++++ Information shown ++++

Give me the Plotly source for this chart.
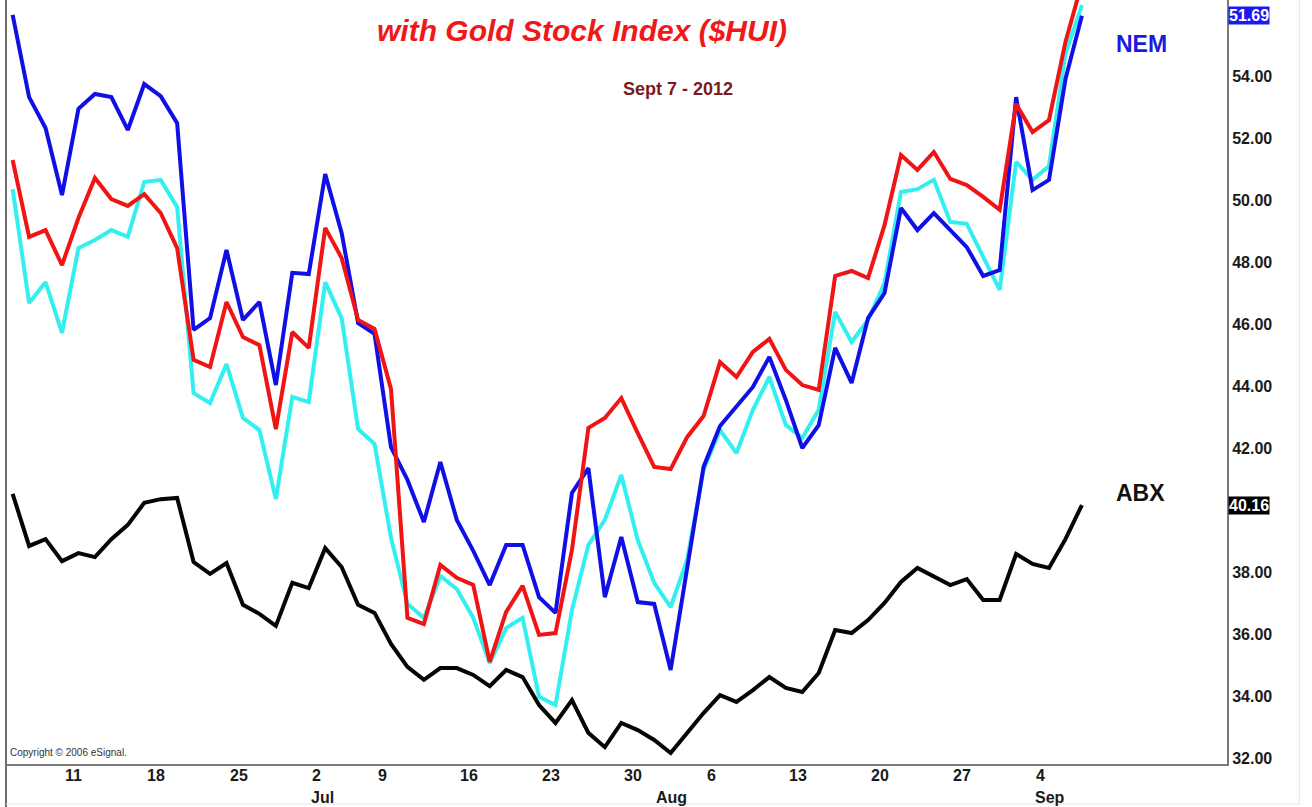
import pandas as pd
import plotly.graph_objects as go

# trading days shown (Jul 4 and Labor Day closed)
days = pd.bdate_range("2012-06-06", "2012-09-07")
days = [d.strftime("%Y-%m-%d") for d in days if d.strftime("%Y-%m-%d") not in ("2012-07-04", "2012-09-03")]

# values, in the units of the right-hand scale
nem = [55.97, 53.32, 52.32, 50.16, 52.94, 53.42, 53.32, 52.26, 53.74, 53.35,
       52.48, 45.81, 46.19, 48.39, 46.13, 46.71, 44.03, 47.65, 47.61, 50.84,
       48.94, 46.03, 45.68, 42.03, 40.97, 39.61, 41.55, 39.68, 38.68, 37.58,
       38.87, 38.87, 37.19, 36.68, 40.55, 41.35, 37.19, 39.13, 37.03, 36.97,
       34.84, 38.13, 41.39, 42.71, 43.35, 43.97, 44.94, 43.55, 42.00, 42.74,
       45.23, 44.10, 46.19, 47.00, 49.74, 49.03, 49.58, 49.03, 48.48, 47.55,
       47.74, 53.32, 50.32, 50.65, 53.90, 55.94]

hui = [51.29, 48.81, 49.03, 47.90, 49.42, 50.71, 50.03, 49.81, 50.19, 49.58,
       48.45, 44.84, 44.61, 46.71, 45.58, 45.32, 42.61, 45.74, 45.23, 49.10,
       48.13, 46.13, 45.84, 43.90, 36.52, 36.32, 38.23, 37.81, 37.58, 35.10,
       36.71, 37.55, 35.97, 36.03, 38.71, 42.65, 42.97, 43.61, 42.48, 41.39,
       41.32, 42.35, 43.03, 44.77, 44.29, 45.10, 45.52, 44.52, 44.03, 43.87,
       47.55, 47.71, 47.48, 49.19, 51.45, 50.97, 51.55, 50.68, 50.48, 50.10,
       49.68, 53.10, 52.19, 52.58, 55.10, 57.00]

cyan = [50.35, 46.68, 47.35, 45.71, 48.45, 48.71, 49.03, 48.81, 50.58, 50.65,
        49.77, 43.77, 43.45, 44.71, 42.97, 42.58, 40.35, 43.65, 43.48, 47.35,
        46.19, 42.61, 42.13, 39.10, 36.97, 36.52, 37.87, 37.45, 36.52, 35.06,
        36.19, 36.52, 33.97, 33.71, 36.77, 38.87, 39.68, 41.13, 39.03, 37.65,
        36.87, 38.39, 41.29, 42.58, 41.84, 43.23, 44.29, 42.74, 42.32, 43.23,
        46.39, 45.42, 46.13, 47.32, 50.26, 50.35, 50.65, 49.29, 49.23, 48.16,
        47.10, 51.23, 50.65, 51.10, 54.71, 56.29]

abx = [40.52, 38.84, 39.06, 38.35, 38.61, 38.48, 39.06, 39.52, 40.23, 40.35,
       40.39, 38.32, 37.94, 38.29, 36.94, 36.65, 36.26, 37.65, 37.48, 38.77,
       38.16, 36.94, 36.68, 35.68, 34.94, 34.52, 34.90, 34.90, 34.68, 34.32,
       34.84, 34.61, 33.71, 33.13, 33.87, 32.81, 32.35, 33.13, 32.90, 32.58,
       32.16, 32.81, 33.45, 34.03, 33.81, 34.19, 34.61, 34.26, 34.13, 34.74,
       36.13, 36.03, 36.45, 37.00, 37.68, 38.13, 37.84, 37.58, 37.77, 37.10,
       37.10, 38.58, 38.26, 38.13, 39.06, 40.16]

nem_last = "51.69"
abx_last = "40.16"

week_days = ["2012-06-11", "2012-06-18", "2012-06-25", "2012-07-02", "2012-07-09",
             "2012-07-16", "2012-07-23", "2012-07-30", "2012-08-06", "2012-08-13",
             "2012-08-20", "2012-08-27", "2012-09-04"]
week_labels = ["11", "18", "25", "2", "9", "16", "23", "30", "6", "13", "20", "27", "4"]
month_days = ["2012-07-02", "2012-08-01", "2012-09-04"]
month_labels = ["Jul", "Aug", "Sep"]

# 40.00 is covered by the ABX price tag
y_ticks = [32, 34, 36, 38, 42, 44, 46, 48, 50, 52, 54]

FONT = "Liberation Sans, Arial, sans-serif"

fig = go.Figure()
fig.add_trace(go.Scatter(x=days, y=cyan, mode="lines", name="cyan",
                         line=dict(color="#33efef", width=4)))
fig.add_trace(go.Scatter(x=days, y=abx, mode="lines", name="ABX",
                         line=dict(color="#050505", width=4)))
fig.add_trace(go.Scatter(x=days, y=nem, mode="lines", name="NEM",
                         line=dict(color="#1010e6", width=4)))
fig.add_trace(go.Scatter(x=days, y=hui, mode="lines", name="$HUI",
                         line=dict(color="#f01414", width=4)))

ann = []
for d, t in zip(week_days, week_labels):
    ann.append(dict(x=d, xref="x", y=-0.0157, yref="paper", text=t, showarrow=False,
                    xanchor="left", yanchor="middle", xshift=1,
                    font=dict(family=FONT, size=16, color="#1a1a1a", weight="bold")))
for d, t in zip(month_days, month_labels):
    ann.append(dict(x=d, xref="x", y=-0.0432, yref="paper", text=t, showarrow=False,
                    xanchor="left", yanchor="middle", xshift=0,
                    font=dict(family=FONT, size=16, color="#1a1a1a", weight="bold")))

# price tags on the right scale
ann.append(dict(x=1, xref="paper", y=nem[-1], yref="y", text=nem_last, showarrow=False,
                xanchor="left", yanchor="middle", xshift=1, bgcolor="#1a1af0", borderpad=0,
                font=dict(family=FONT, size=16, color="white", weight="bold")))
ann.append(dict(x=1, xref="paper", y=abx[-1], yref="y", text=abx_last, showarrow=False,
                xanchor="left", yanchor="middle", xshift=1, bgcolor="#000000", borderpad=0,
                font=dict(family=FONT, size=16, color="white", weight="bold")))

ann.append(dict(x=0.9296, xref="paper", y=0.9424, yref="paper", text="NEM", showarrow=False,
                xanchor="center", yanchor="middle",
                font=dict(family=FONT, size=23, color="#1a1ae0", weight="bold")))
ann.append(dict(x=0.9288, xref="paper", y=0.3547, yref="paper", text="ABX", showarrow=False,
                xanchor="center", yanchor="middle",
                font=dict(family=FONT, size=23, color="#111111", weight="bold")))

ann.append(dict(x=0.4717, xref="paper", y=0.9607, yref="paper",
                text="<i>with Gold Stock Index ($HUI)</i>", showarrow=False,
                xanchor="center", yanchor="middle",
                font=dict(family=FONT, size=30, color="#f01818", weight="bold")))
ann.append(dict(x=0.5504, xref="paper", y=0.8835, yref="paper", text="Sept 7 - 2012",
                showarrow=False, xanchor="center", yanchor="middle",
                font=dict(family=FONT, size=18, color="#7a1a1a", weight="bold")))
ann.append(dict(x=0.0016, xref="paper", y=0.0157, yref="paper", text="Copyright © 2006 eSignal.",
                showarrow=False, xanchor="left", yanchor="middle",
                font=dict(family=FONT, size=10, color="#333333")))

shapes = [
    # outer frame pieces
    dict(type="line", xref="paper", yref="paper", x0=0, x1=0, y0=-0.06, y1=1,
         line=dict(color="#6e6e6e", width=2)),
    dict(type="line", xref="paper", yref="paper", x0=1.0592, x1=1.0592, y0=-0.0523, y1=1,
         line=dict(color="#e4e4e4", width=1)),
    dict(type="line", xref="paper", yref="paper", x0=0, x1=1.0592, y0=-0.0523, y1=-0.0523,
         line=dict(color="#e4e4e4", width=1)),
]

fig.update_layout(
    width=1312, height=807,
    margin=dict(l=6, r=85, t=0, b=43),
    paper_bgcolor="white", plot_bgcolor="white",
    showlegend=False,
    annotations=ann,
    shapes=shapes,
    xaxis=dict(type="category", range=[-0.404, 73.82], showgrid=False, zeroline=False,
               showticklabels=False, ticks="", showline=True, linecolor="#7a7a7a", linewidth=2),
    yaxis=dict(side="right", range=[31.806, 56.452], tickvals=y_ticks, tickformat=".2f",
               showgrid=False, zeroline=False, ticks="", showline=True,
               linecolor="#7a7a7a", linewidth=2,
               tickfont=dict(family=FONT, size=16, color="#1a1a1a", weight="bold")),
)

fig.write_html("out.html", config={"displayModeBar": False},
               post_script="document.body.style.margin='0';")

++++

■ Task instructions: Extract every line containing the string "chart" from the material.

■ Solution for this task:
Give me the Plotly source for this chart.

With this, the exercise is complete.